I agree, it's pretty lame. But on the other hand: in PoE items like Shod-in-Faith and We-Toki etc. could be found in nealry every build - because they were so powerful and reliable.

 

So something had to be done. I just think that making the procs more random is lame. I don't like things in a combat game you can't influence at all too much. I would rather weaken the effect itself than adding another layer of randomness.

 

By the way: attack conversion rates were multiplicative in PoE as well. That's not new to Deadfire.

Edited by Boeroer
  • Like 1

Deadfire Community Patch: Nexus Mods

Posted

I completely agree with the OP 100% and it has been my main point when I have been complaining about itemization wich has been so praised in a thread over at general section. All the interesting effects are either completely useless (magran axe for example) or just gated behind extreme RNG. There are a few exceptions tho such as Frostseeker.
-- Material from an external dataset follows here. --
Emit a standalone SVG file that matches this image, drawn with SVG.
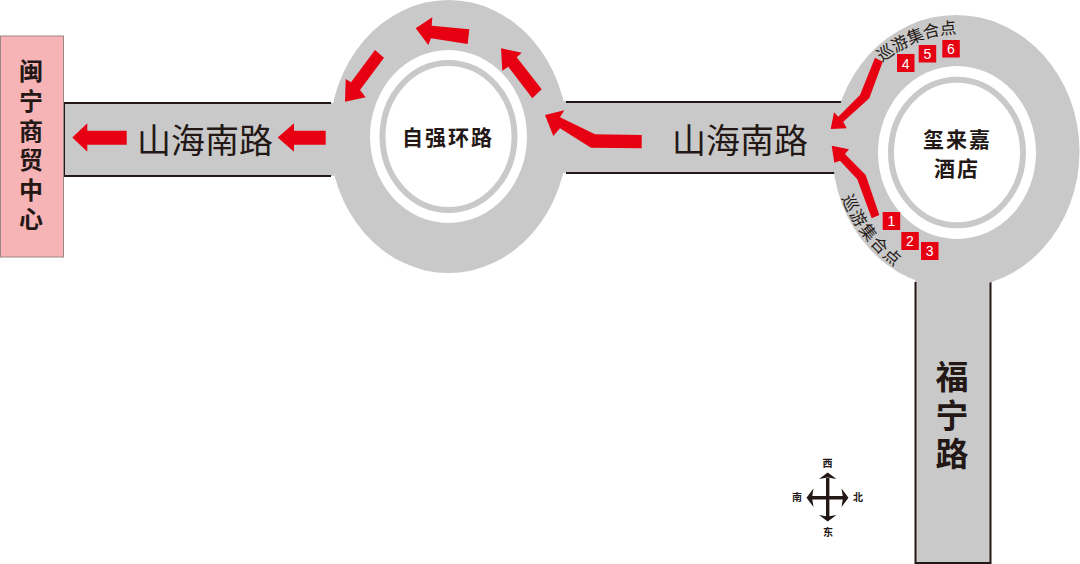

I also really like that we have quite a few weapons that can be enchanted with wounding, all is not bad, but a lot of em are.

 

Also another thing that bothers me is that they still keep certain special weapon attack enchanments as 1-2 per rest while others are 1 per encounter. Why? Thunderous report and Run through, two of the most powerful singleattacks are 1 per encounter wich is great, while complete garbage like Red Tear for example are per rest abilities. What's the reasoning behind this? Why is Stormrune shot 1 per rest while the better AoE in thunderous report is 1 per encounter?

 

I know the resting is completely irrelevant in this game, wich makes this even less understandable but it is still annoying because resting too often can screw with ones immersion.

 

You either keep the resting system from PoE1 with their per rest abilities and u improve upon on it or u leave it in the past, dipping into both just makes both variants worse if u ask me. Even if u enjoy both mustard and chocolate doesn't mean they mix well together.

 

Yeah, it's a huge mess with once per rest/per encounter abilities. I think all active abilities should be changed to 1-3 times per encounter (some weaker ones could be changed to x2-x3 to somewhat compensate for the weaker effect).

 

 

And regarding the effect trigger chance... I think Obsidian went overboard with the nerfs. The trigger chances were actually very good for many items on launch. Perhaps too good in some cases (often 100% on crit on stuff like Nature's Embrace and Ngati's Girdle). But instead of reducing them to 50% or even 30%, then nerfed them to the ground and changed the trigger chance to 10%, making those effects almost useless (because unreliable) flavor.

  • Like 1
Posted

I agree that a lot of effects were over-nerfed in 1.1 and on-crit effects and procs were among the worst victims of this. I’m not railing against nerfs, a lot of things needed nerfing on release. But obsidian went for a blanket nerf approach to everything and adjusted a whole lot of numbers in a huge hurry that resulted in making a lot of procs feel boring or pointless because you almost never see them happen.

  • Like 1
Posted (edited)

@mant2si

 

No doubt it can be tricky but I don't know whether it is an intention to balance the "normal" PotD difficulty against the most OP of builds

 

 

@Dortek

 

I don't think I would like to get too deep into per-rest vs per-encounter argument. I seen it in other threads and I think ppl feel strongly on both side of the fence. One thing for sure - I feel class design on the whole has embraced the concept of per-encounter pretty well. But I can't say the same for itemization. As you said, there is a disconnect within the design of different item effects. I almost feel that there are completely isolated teams who were involved in item and class design.

 

To add further, I think Obs has equated "5-10% on crit" with "100% on-crit but 1/rest or 1/encounter". Hypothetically on average, both cases can be treated as having proc of 1 per encounter. But I don't think Obs realize that the former case is much more difficult to have included into builds with a consistent purpose.

 

 

@Boeroer

 

Yes, perhaps some items were too good in vanilla. That's probably the reason why with WM1 and WM2, items with % on-crit and on-hit effects were introduced. Even so, they are most or less acceptable although things like Firebug proc on Unlaboured Blade was given 3% (LOL). In Deadfire, on-crit effects on the whole got an even harsher treatment by forgoing the on-hit condition in general (and worsened by patch 1.1).

 

Also the fact that multiplicative stacking rule exists in PoE1 is surprising news to me. I admittedly don't go too deep into the mechanics for PoE1 but I have all along thought that the hit-to-crit conversions were additive in PoE1 eg. 2 instances of 10% hit-to-crit = 20% hit-to-crit. Which also makes the multiplicative rules for hit-to-crit in Deadfire understandably worthy of discussing in Deadfire threads. If it is really the case, I will admit it as an oversight on my part. But I don't think it shifts the relevance of my observations too much.

 

@Haplok

 

Yes, I agree. I don't think Obs realize what 10% on being melee crit'ed really is...

 

 

@grasida

 

Yes I agree. I will parrot myself that blanket changes are always a bad idea to me. Because while it does resolve the issue of difficulty in the general case, it will inevitably cause items, that didn't need to be nerfed in the first place, to be further nerfed to the point of "why bother". Also, I am a firm believer that changes have to be tested before being exposed to the public. And it just not possible for blanket changes to be tested well enough.